The Role in Global Climate Regulation
The ocean’s capacity to absorb carbon dioxide has a profound impact on the global climate. By continuously drawing down CO2 from the atmosphere, the ocean carbon sink acts as a massive buffer, slowing the accumulation of greenhouse gases. It is estimated that the oceans have absorbed approximately 25% of all CO2 emissions generated by human activities since the beginning of the Industrial Revolution.
The total amount of carbon currently stored in the oceans is enormous, estimated to be around 38,000 petagrams of dissolved inorganic carbon. Without this vast marine reservoir, the concentration of CO2 in the atmosphere would be considerably higher, leading to more accelerated and severe climate change impacts.
Consequences of Carbon Uptake
While the absorption of atmospheric CO2 benefits the global climate, it comes at a significant cost to the ocean’s internal chemistry.

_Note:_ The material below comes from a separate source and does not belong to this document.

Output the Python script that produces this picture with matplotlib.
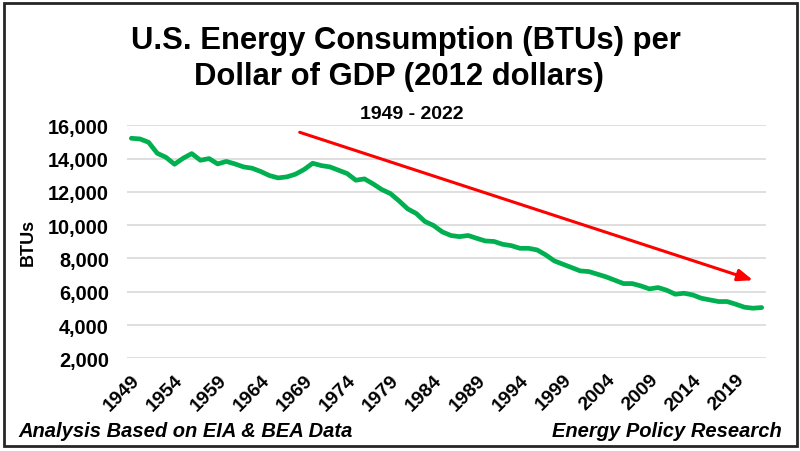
import matplotlib
matplotlib.use('Agg')
import matplotlib.pyplot as plt
from matplotlib.patches import Rectangle

plt.rcParams['font.family'] = ['Liberation Sans', 'DejaVu Sans']
plt.rcParams['font.weight'] = 'bold'

# BTUs per dollar of GDP (2012 dollars)
years = list(range(1949, 2023))
btus = [15220, 15180, 14980, 14320, 14080, 13660, 14020, 14300, 13900, 14000,
        13680, 13830, 13680, 13500, 13420, 13220, 12980, 12840, 12900, 13060,
        13340, 13720, 13580, 13500, 13300, 13100, 12700, 12780, 12480, 12140,
        11900, 11460, 10980, 10700, 10220, 9980, 9600, 9380, 9310, 9380,
        9210, 9050, 9020, 8850, 8770, 8610, 8610, 8510, 8210, 7850,
        7650, 7450, 7250, 7210, 7050, 6890, 6690, 6490, 6490, 6350,
        6170, 6250, 6090, 5850, 5910, 5810, 5610, 5510, 5410, 5410,
        5250, 5070, 5010, 5050]
tick_years = list(range(1949, 2020, 5))
y_ticks = list(range(2000, 16001, 2000))

# trend arrow (year, BTUs)
arrow_start = (1968.5, 15580)
arrow_end = (2021.0, 6690)

fig = plt.figure(figsize=(8, 4.52), dpi=100)
ax = fig.add_axes([127 / 800, 1 - 359.3 / 452, 639 / 800, 233 / 452])

ax.plot(years, btus, color='#00B050', linewidth=3.4, solid_capstyle='round', zorder=3)
ax.annotate('', xy=arrow_end, xytext=arrow_start,
            arrowprops=dict(arrowstyle='-|>,head_length=0.9,head_width=0.35',
                            color='#FF0000', lw=2.2, shrinkA=0, shrinkB=0),
            zorder=4)

ax.set_xlim(1948.5, 2022.5)
ax.set_ylim(2000, 16000)
ax.set_yticks(y_ticks)
ax.set_yticklabels([f'{v:,}' for v in y_ticks], fontsize=14.3, fontweight='bold')
ax.set_xticks(tick_years)
ax.set_xticklabels([str(y) for y in tick_years], fontsize=14, fontweight='bold',
                   rotation=45, ha='right', va='top', rotation_mode='anchor')
ax.tick_params(axis='both', length=0)
ax.tick_params(axis='y', pad=13)
ax.tick_params(axis='x', pad=9)
ax.grid(axis='y', color='#D9D9D9', linewidth=1.2)
ax.set_axisbelow(True)
for s in ax.spines.values():
    s.set_visible(False)
ax.set_ylabel('BTUs', fontsize=13, fontweight='bold')
ax.yaxis.set_label_coords(-0.141, 0.5)

fig.text(0.507, 1 - 49 / 452, 'U.S. Energy Consumption (BTUs) per', ha='center',
         va='baseline', fontsize=22.3, fontweight='bold')
fig.text(0.499, 1 - 85 / 452, 'Dollar of GDP (2012 dollars)', ha='center',
         va='baseline', fontsize=22.3, fontweight='bold')
fig.text(0.515, 1 - 119 / 452, '1949 - 2022', ha='center', va='baseline',
         fontsize=14, fontweight='bold')

fig.text(18 / 800, 1 - 437 / 452, 'Analysis Based on EIA & BEA Data', ha='left',
         va='baseline', fontsize=14.5, fontweight='bold', style='italic')
fig.text(782 / 800, 1 - 437 / 452, 'Energy Policy Research', ha='right',
         va='baseline', fontsize=14.5, fontweight='bold', style='italic')

fig.patches.append(Rectangle((4 / 800, 1 - 447 / 452), 793 / 800, 443 / 452,
                             transform=fig.transFigure, fill=False,
                             edgecolor='#262626', linewidth=2))

fig.savefig('out.png', dpi=100)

As seawater absorbs more CO2, a series of chemical reactions occur, the most notable of which is the formation of carbonic acid. This process leads to a decrease in the ocean’s pH level, a phenomenon known as ocean acidification.

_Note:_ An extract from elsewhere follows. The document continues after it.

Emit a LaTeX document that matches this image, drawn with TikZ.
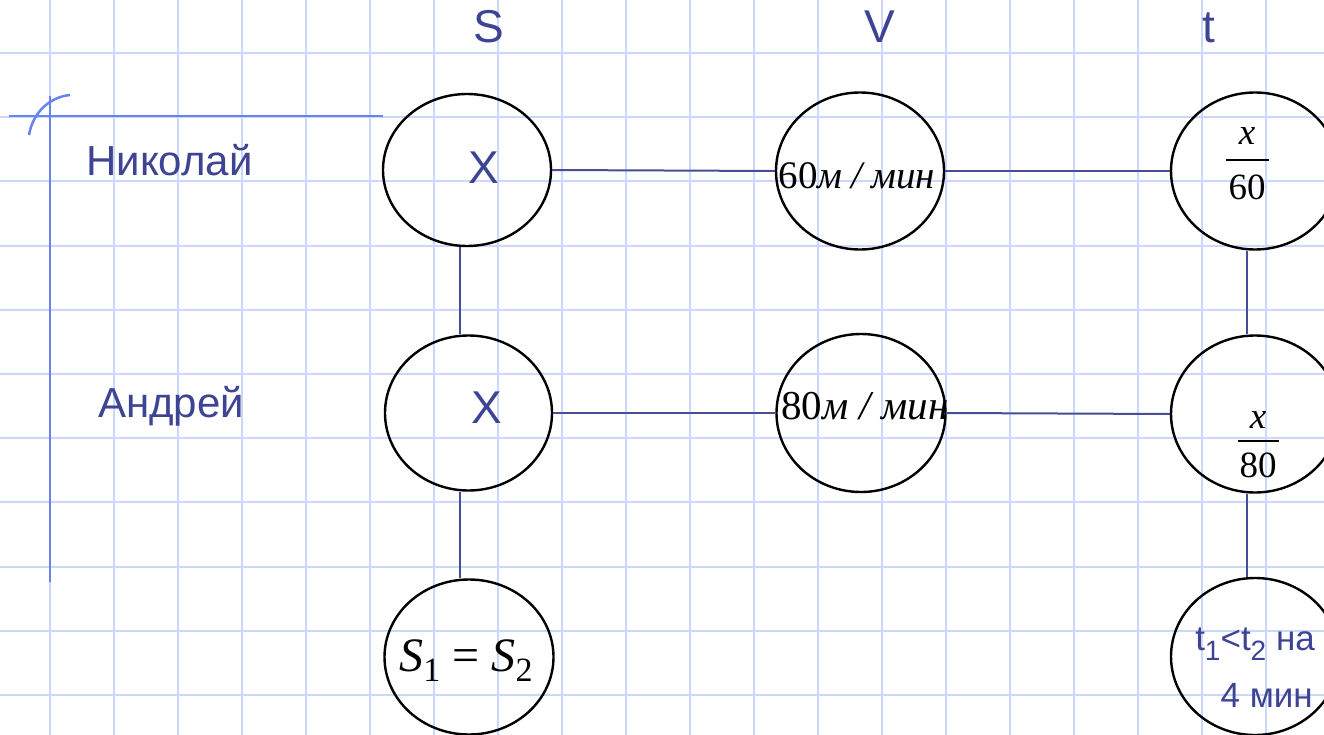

This change in chemistry has serious consequences for many marine organisms, particularly those that build shells or skeletons from calcium carbonate. Creatures like corals, oysters, clams, and certain species of plankton are directly threatened by increasing acidity. The more acidic water makes it chemically harder for these organisms to construct and maintain their vital carbonate structures. This can lead to weaker shells, slower growth, and increased vulnerability, disrupting entire marine ecosystems that depend on these calcifying species for habitat and food.
Human Impact on the Ocean Sink
The effectiveness of the ocean carbon sink is being compromised by the very climate change it helps to moderate. Human activities, primarily the burning of fossil fuels, are causing global temperatures to rise, and the oceans are absorbing a significant portion of this excess heat. Warmer water is physically less capable of dissolving CO2, which directly hampers the efficiency of the solubility pump.
Furthermore, rising temperatures are intensifying a phenomenon called ocean stratification. As the surface layer of the ocean warms, it becomes less dense than the colder, deeper water below, making it more difficult for the layers to mix. This increased stratification acts like a lid, slowing the transport of carbon-rich surface water to the deep ocean for long-term storage.